I would give my soul

In the chapter 2, Lord Henry Wotton meets Dorian Grey, and he finds him to be totally unselfconscious about his beauty. They are both enthralled by the beauty that the painter Basil has captured in the portrait of Dorian. Lord Henry is telling that Dorian is young and beautiful, and that beauty is the wonder of wonders, like a natural spectacle. But the truth is that youth and beauty are not forever like for the guy in the paint, and so Dorian “has only a few years in which to live really, perfectly, and fully”. Indeed, when your youth goes, your beauty will go with it, and then you will suddenly discover that there are no triumphs left for you. Lord Henry incites Dorian to live fully and to always search for new sensations, because he will never get back his youth.

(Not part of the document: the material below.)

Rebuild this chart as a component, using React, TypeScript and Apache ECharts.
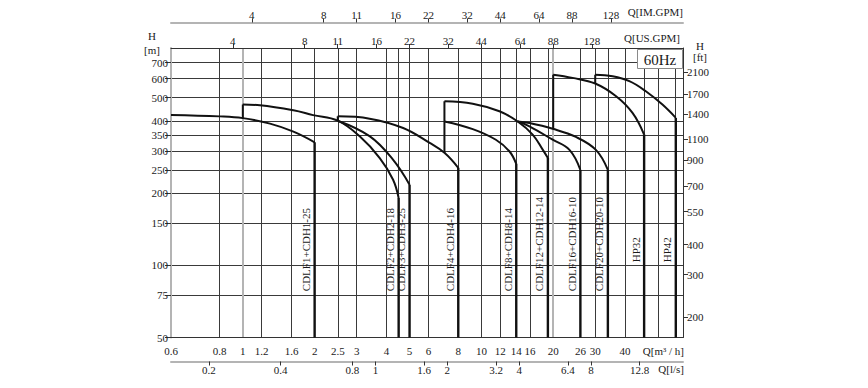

By his words, Dorian recognized himself for the first time, and the sense of his own beauty came on him like a revelation. And so, Dorian sells his soul to the devil so that all his desires might be satisfied. In the novel this soul is the picture, which records the signs of time, the corruption, the horror and the sins concealed under the mask of Dorian’s timeless beauty. Wilde plays on the Renaissance idea of the correspondence existing between the physical and spiritual realms: beautiful people are moral people and ugly people are immoral people. The picture represents the dark side of Dorian’s personality, his double, which he tries to forget by locking it in a room. The moral of the novel is that every excess must be punished and reality cannot be escaped.